When Poland argued that it was missing a large part of its population and should have its vote re-weighted to take this into account there was concerted poo-pooing of the quite reasonable view that to be deprived of people is as bad as to be deprived of land. Now the Czechs are being sneered at and told to hurry through their pointless objections to the opening of threats to fundamental democratic features like secure property rights. Yet the people on the other side of the Czech viewpoint, the Sudeten Germans - seem to be enjoying a considerable and formalised upsurge in government-backed support for their aims. Hungary and Slovakia are caught up in a different dispute but a dispute of a similar kind springing from the same source - the improper resolution of the consequences of the War.

If Lisbon does go through it will reopen, in one fell swoop, injustices that until now had no redress. President Klaus is trying to protect more than just his own country's interests but the Union itself in a form more appropriate to nation states so recently at determined odds with one another. No, not the War, but the consequences and longterm settlements of the War . There is more to fear from Lisbon than an extension of executive administrative power into our democracies.

The peoples forced to live under socialist regimes which deprived generations of decent lives having freed themselves, disgraceful walls or no disgraceful walls, those who suffered specific victimisation at the hands of the regimes in their countries will be a powerful force of disruption in a Lisbon-shaped Europe. Perhaps we should think less about representing Europe to the world with a president and a foreign minister and more about institutions and means for setting right the evils inflicted inside Europe on so many millions of its people since 1945. Lisbon is facing the wrong way, oriented to the wrong goals, and its provisions for internal settlement of relations within the Union are ill-conceived and will bring into being the very opposite of the ever closer union it pretends to champion.


Sackerson said...

Can of worms. My grandparents' farm was in East Prussia, now part of that strange liitle sliver of Russia separated from the main mass (but with a port that is open in winter).

hatfield girl said...

Have your family tried to reclaim your property S? it would be at the very least a just thing to do, and property is being slowly yielded up by states and state entities that usurped it.

Sackerson said...

600 acres of once beautifully-farmed land. We'd be fighting the Russians. No chance.

hatfield girl said...

It is a can of worms isn't it. Looking at the privatisation and restitution of state held enterprises, and land in Germany makes the head spin. The added complication of altered frontiers and differing regimes, not to mention the consolidation of landholdings into gigantic state farms in the former Soviet Union...

But still there persists the idea that for Europe the second War settlement is arbitrary, unjust and not a little shameful. Trying to bury it all under Lisbon, the latest move on nothing to see here manoevre, is not going to work. President Klaus is right to fear the mills of God that will be set moving by legal powers conferred on individuals against states under this treaty.
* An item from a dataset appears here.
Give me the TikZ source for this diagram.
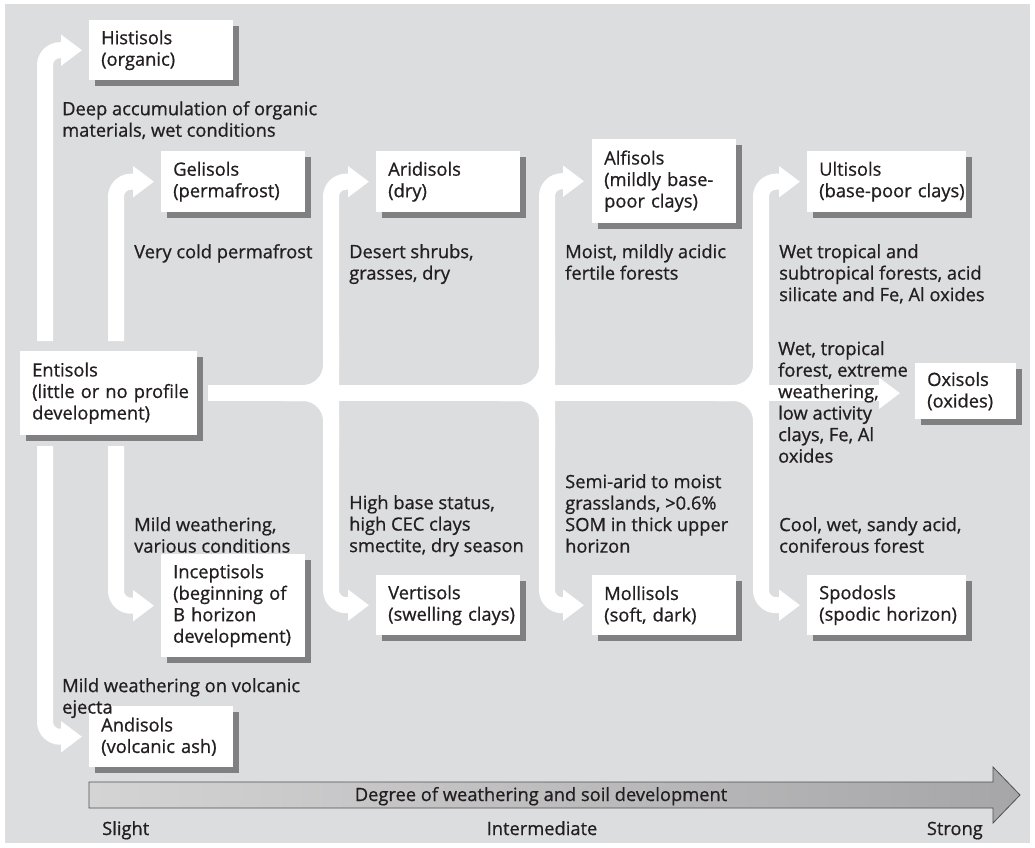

Your family might reasonably claim against the German government for loss of property and if the original land and houses cannot be returned as being in another state lost by act of war, that compensation could be given either in land - there is enough of it being administered by the German state in eastern Germany - or cash.

Sackerson said...

My late grandparents got "compensation" from West Germany - but a flat in Wiesbaden isn't the same as a square mile of fertile ground and 60 employees in East Prussia. Doubtless the compo already received would muddy the waters completely. Sometimes you recover more from a situation by turning your back on it and using the time and energy in alternative new projects.

hatfield girl said...

I did not mean to be nosy about your situation, S, and hope I have not been; but you have first hand experience of the injustice of post War II settlements and it is of the greatest interest on the future of the EU under its new dispensation. Much more interesting than who will be President of the Council of Ministers.

Germany has turned our attention elsewhere, as it has done often in the years since 1945 (that does not mean I disapprove, I regret bitterly the middle of the last century), but it is noteworthy.